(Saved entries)
_____

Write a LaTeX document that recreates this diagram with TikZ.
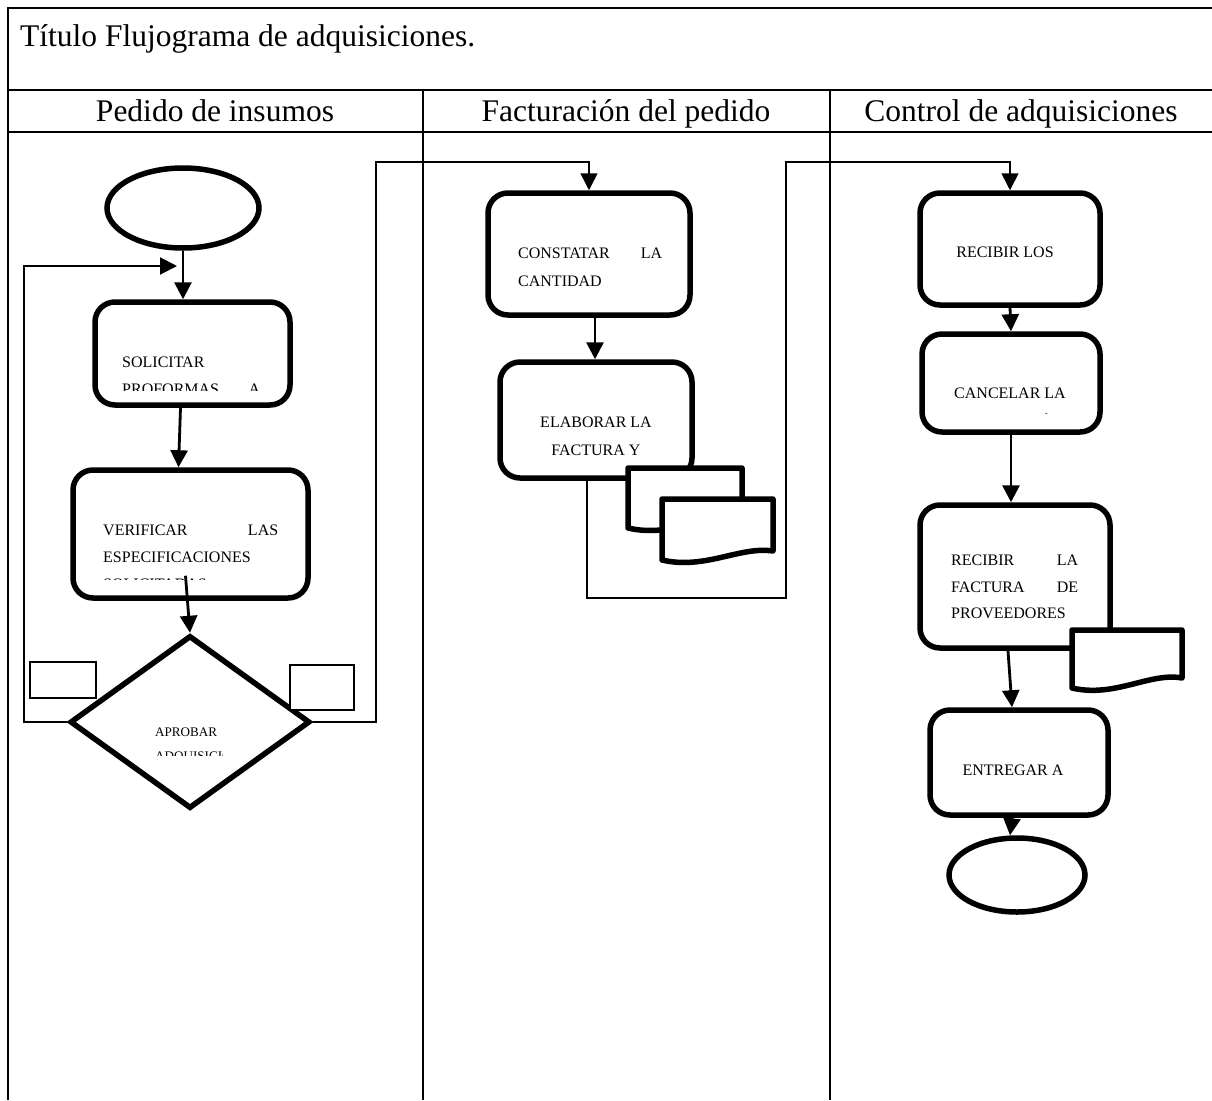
\documentclass[tikz,border=0pt]{standalone}
\usepackage{fontspec}
\setmainfont{Liberation Serif}
\usetikzlibrary{arrows.meta}
\usetikzlibrary{shapes.geometric}

\begin{document}
\begin{tikzpicture}[
    x=1pt, y=-1pt,
    proceso/.style={draw, line width=5.5pt, rounded corners=20pt, inner sep=0pt},
    terminal/.style={draw, ellipse, line width=5.5pt, inner sep=0pt},
    decision/.style={draw, diamond, line width=5.5pt, inner sep=0pt},
    etiqueta/.style={draw, fill=white, line width=1.4pt, inner sep=0pt},
    punta/.style={-{Triangle[width=17pt,length=17pt]}},
    flecha/.style={line width=2.8pt, punta},
    enlace/.style={line width=1.6pt},
    documento/.style={draw, fill=white, line width=5.5pt, line join=round},
    tabla/.style={line width=2pt},
    cabecera/.style={inner sep=0pt, font=\fontsize{31.5}{38}\selectfont},
    texto/.style={inner sep=0pt, font=\fontsize{16}{19}\selectfont},
    textorombo/.style={inner sep=0pt, font=\fontsize{13.1}{16}\selectfont},
  ]
  \useasboundingbox (0,0) rectangle (1212,1100);

  % tabla
  \draw[tabla] (8,1100) -- (8,8) -- (1212,8);
  \draw[tabla] (8,90) -- (1212,90);
  \draw[tabla] (8,132) -- (1212,132);
  \draw[tabla] (423,90) -- (423,1100);
  \draw[tabla] (830,90) -- (830,1100);
  \node[cabecera, anchor=base west] (titulo) at (20,46) {Título Flujograma de adquisiciones.};
  \node[cabecera, anchor=base] (col-pedido) at (215,121) {Pedido de insumos};
  \node[cabecera, anchor=base] (col-factura) at (626,121) {Facturación del pedido};
  \node[cabecera, anchor=base] (col-control) at (1021,121) {Control de adquisiciones};

  % pedido de insumos
  \node[terminal, minimum width=152, minimum height=80] (inicio) at (183,208) {};
  \node[proceso, minimum width=195, minimum height=103] (solicitar) at (192.5,353.5) {};
  \node[proceso, minimum width=235, minimum height=128] (verificar) at (190.5,534) {};
  \node[decision, minimum width=240, minimum height=173] (aprobar) at (190,722) {};

  \node[texto, anchor=base west] (t-sol1) at (122,367) {SOLICITAR};
  \begin{scope}
    \clip (100,300) rectangle (285,390);
    \node[texto, anchor=base west] (t-sol2) at (122,394) {\makebox[138pt][l]{PROFORMAS\hfill A}};
  \end{scope}
  \node[texto, anchor=base west] (t-ver1) at (103,535) {\makebox[175pt][l]{VERIFICAR\hfill LAS}};
  \node[texto, anchor=base west] (t-ver2) at (103,562) {ESPECIFICACIONES};
  \begin{scope}
    \clip (78,475) rectangle (303,579.5);
    \node[texto, anchor=base west] (t-ver3) at (103,589) {SOLICITADAS};
  \end{scope}
  \node[textorombo, anchor=base west] (t-apr1) at (155,736.5) {APROBAR};
  \begin{scope}
    \clip (150,700) rectangle (222,755);
    \node[textorombo, anchor=base west] (t-apr2) at (155,760.5) {ADQUISICIÓN};
  \end{scope}

  \draw[flecha] (inicio.south) -- (inicio.south |- solicitar.north);
  \draw[flecha] ([xshift=-12pt]solicitar.south) -- ([xshift=-12pt]verificar.north);
  \draw[flecha] ([xshift=-5pt,yshift=25pt]verificar.south) -- (aprobar.north);

  % facturacion del pedido
  \node[proceso, minimum width=202, minimum height=122] (constatar) at (589,254) {};
  \node[proceso, minimum width=192, minimum height=116] (elaborar) at (596,420) {};

  \node[texto, anchor=base west] (t-con1) at (518,258) {\makebox[144pt][l]{CONSTATAR\hfill LA}};
  \node[texto, anchor=base west] (t-con2) at (518,286) {CANTIDAD};
  \node[texto, anchor=base] (t-ela1) at (596,427) {ELABORAR LA};
  \node[texto, anchor=base] (t-ela2) at (596,455) {FACTURA Y};

  \draw[flecha] ([xshift=6pt]constatar.south) -- ([xshift=-1pt]elaborar.north);

  % control de adquisiciones
  \node[proceso, minimum width=180, minimum height=112] (recibir) at (1010,249) {};
  \node[proceso, minimum width=178, minimum height=98] (cancelar) at (1011,383) {};
  \node[proceso, minimum width=190, minimum height=143] (recibirla) at (1015,576.5) {};
  \node[proceso, minimum width=178, minimum height=105] (entregar) at (1019,762.5) {};
  \node[terminal, minimum width=136, minimum height=74] (fin) at (1017,875) {};

  \node[texto, anchor=base] (t-rec) at (1005,257) {RECIBIR LOS};
  \node[texto, anchor=base] (t-can1) at (1010,398) {CANCELAR LA};
  \begin{scope}
    \clip (925,330) rectangle (1095,413);
    \node[texto, anchor=base] (t-can2) at (1010,427) {ADQUISICIÓN};
  \end{scope}
  \node[texto, anchor=base west] (t-rla1) at (951,565) {\makebox[127pt][l]{RECIBIR\hfill LA}};
  \node[texto, anchor=base west] (t-rla2) at (951,592) {\makebox[127pt][l]{FACTURA\hfill DE}};
  \node[texto, anchor=base west] (t-rla3) at (951,618) {PROVEEDORES};
  \node[texto, anchor=base] (t-ent) at (1013,775) {ENTREGAR A};

  \draw[flecha] (recibir.south) -- (cancelar.north);
  \draw[flecha] (cancelar.south) -- (cancelar.south |- recibirla.north);
  \draw[flecha] ([xshift=-7pt]recibirla.south) -- ([xshift=-7pt]entregar.north);
  \draw[flecha] ([xshift=-7pt]entregar.south) -- ([xshift=-7pt]fin.north);

  % enlaces entre columnas
  \coordinate (retorno) at (177,266);
  \draw[enlace, line width=2pt, punta] (aprobar.west) -| (24,266) -- (retorno);
  \draw[enlace, punta] (aprobar.east) -| (376,162) -| (constatar.north);
  \draw[enlace, punta] ([xshift=-9pt]elaborar.south) |- (786,598) -- (786,162) -| (recibir.north);

  % documentos
  \draw[documento] (628,468) -- (742,468) -- (742,520) .. controls (712,514) and (670,538) .. (628,528) -- cycle;
  \draw[documento] (662,499) -- (773,499) -- (773,551) .. controls (740,546) and (705,570) .. (662,560) -- cycle;
  \draw[documento] (1072,630) -- (1182,630) -- (1182,678) .. controls (1150,672) and (1115,698) .. (1072,688) -- cycle;

  % etiquetas de la decision
  \node[etiqueta, minimum width=66, minimum height=36] (etiqueta-izq) at (63,680) {};
  \node[etiqueta, minimum width=64, minimum height=45] (etiqueta-der) at (322,687.5) {};
\end{tikzpicture}
\end{document}
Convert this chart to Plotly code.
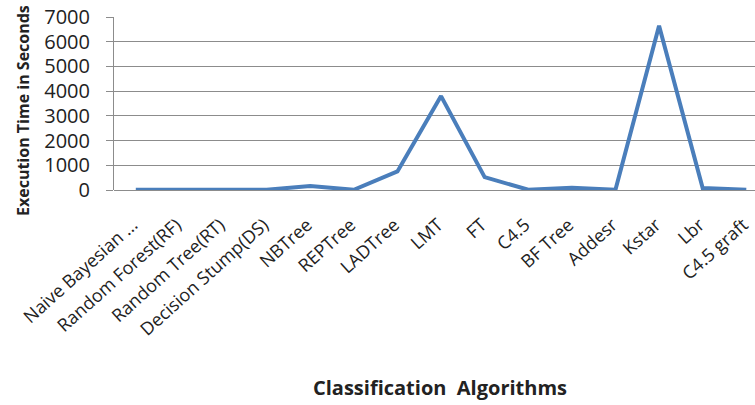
import plotly.graph_objects as go

algorithms = ["Naive Bayesian ...", "Random Forest(RF)", "Random Tree(RT)", "Decision Stump(DS)",
              "NBTree", "REPTree", "LADTree", "LMT", "FT", "C4.5", "BF Tree", "Addesr",
              "Kstar", "Lbr", "C4.5 graft"]
exec_time = [10, 10, 10, 10, 160, 10, 750, 3800, 520, 10, 90, 10, 6650, 80, 10]
y_ticks = [0, 1000, 2000, 3000, 4000, 5000, 6000, 7000]

W, H = 755, 405
left, right, top, bottom = 114, 0, 17, 215

fig = go.Figure()
fig.add_trace(go.Scatter(
    x=list(range(len(algorithms))), y=exec_time, mode="lines",
    line=dict(color="#4A7EBB", width=4), showlegend=False, hoverinfo="skip"))

font_family = "Open Sans, DejaVu Sans, sans-serif"
fig.update_layout(
    width=W, height=H,
    margin=dict(l=left, r=right, t=top, b=bottom, pad=0, autoexpand=False),
    paper_bgcolor="white", plot_bgcolor="white",
    font=dict(family=font_family, color="#222222"),
    xaxis=dict(
        tickmode="array", tickvals=list(range(len(algorithms))), ticktext=algorithms,
        tickangle=-42, range=[-0.5, 14.2], showgrid=False, zeroline=False,
        showline=False, ticks="", tickfont=dict(size=18, color="#222222"),
        automargin=False, ticklabelstandoff=20, ticklabelshift=-3, ticklabeloverflow="allow",
    ),
    yaxis=dict(
        range=[0, 7000], tickvals=y_ticks, showgrid=True, gridcolor="#8c8c8c", gridwidth=1,
        zeroline=True, zerolinecolor="#8c8c8c", zerolinewidth=1,
        showline=True, linecolor="#8c8c8c", linewidth=1,
        ticks="outside", ticklen=7, tickcolor="#8c8c8c",
        tickfont=dict(size=20, color="#222222"), automargin=False, ticklabelstandoff=12,
    ),
    annotations=[
        dict(text="<b>Execution Time in Seconds</b>", x=23, y=H - 110, xref="paper", yref="paper",
             showarrow=False, textangle=-90, font=dict(size=16, color="#222222"),
             xanchor="center", yanchor="middle"),
        dict(text="<b>Classification  Algorithms</b>", x=440, y=H - 387, xref="paper", yref="paper",
             showarrow=False, font=dict(size=20, color="#222222"),
             xanchor="center", yanchor="middle"),
    ],
)

# convert pixel annotation positions to paper coords
pw = W - left - right
ph = H - top - bottom
for a in fig.layout.annotations:
    a.x = (a.x - left) / pw
    a.y = (a.y - bottom) / ph

fig.write_html("out.html", config={"displayModeBar": False},
               post_script="document.body.style.margin='0';")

_____

◆ WORK REQUIRED: Beginning with the first line of the records above, extract each line exactly through the line that holds "minimum width=240, minimum", both ends included. Omit pictures.

◆ COMPLETE RESPONSE:
Write a LaTeX document that recreates this diagram with TikZ.
\documentclass[tikz,border=0pt]{standalone}
\usepackage{fontspec}
\setmainfont{Liberation Serif}
\usetikzlibrary{arrows.meta}
\usetikzlibrary{shapes.geometric}

\begin{document}
\begin{tikzpicture}[
    x=1pt, y=-1pt,
    proceso/.style={draw, line width=5.5pt, rounded corners=20pt, inner sep=0pt},
    terminal/.style={draw, ellipse, line width=5.5pt, inner sep=0pt},
    decision/.style={draw, diamond, line width=5.5pt, inner sep=0pt},
    etiqueta/.style={draw, fill=white, line width=1.4pt, inner sep=0pt},
    punta/.style={-{Triangle[width=17pt,length=17pt]}},
    flecha/.style={line width=2.8pt, punta},
    enlace/.style={line width=1.6pt},
    documento/.style={draw, fill=white, line width=5.5pt, line join=round},
    tabla/.style={line width=2pt},
    cabecera/.style={inner sep=0pt, font=\fontsize{31.5}{38}\selectfont},
    texto/.style={inner sep=0pt, font=\fontsize{16}{19}\selectfont},
    textorombo/.style={inner sep=0pt, font=\fontsize{13.1}{16}\selectfont},
  ]
  \useasboundingbox (0,0) rectangle (1212,1100);

  % tabla
  \draw[tabla] (8,1100) -- (8,8) -- (1212,8);
  \draw[tabla] (8,90) -- (1212,90);
  \draw[tabla] (8,132) -- (1212,132);
  \draw[tabla] (423,90) -- (423,1100);
  \draw[tabla] (830,90) -- (830,1100);
  \node[cabecera, anchor=base west] (titulo) at (20,46) {Título Flujograma de adquisiciones.};
  \node[cabecera, anchor=base] (col-pedido) at (215,121) {Pedido de insumos};
  \node[cabecera, anchor=base] (col-factura) at (626,121) {Facturación del pedido};
  \node[cabecera, anchor=base] (col-control) at (1021,121) {Control de adquisiciones};

  % pedido de insumos
  \node[terminal, minimum width=152, minimum height=80] (inicio) at (183,208) {};
  \node[proceso, minimum width=195, minimum height=103] (solicitar) at (192.5,353.5) {};
  \node[proceso, minimum width=235, minimum height=128] (verificar) at (190.5,534) {};
  \node[decision, minimum width=240, minimum height=173] (aprobar) at (190,722) {};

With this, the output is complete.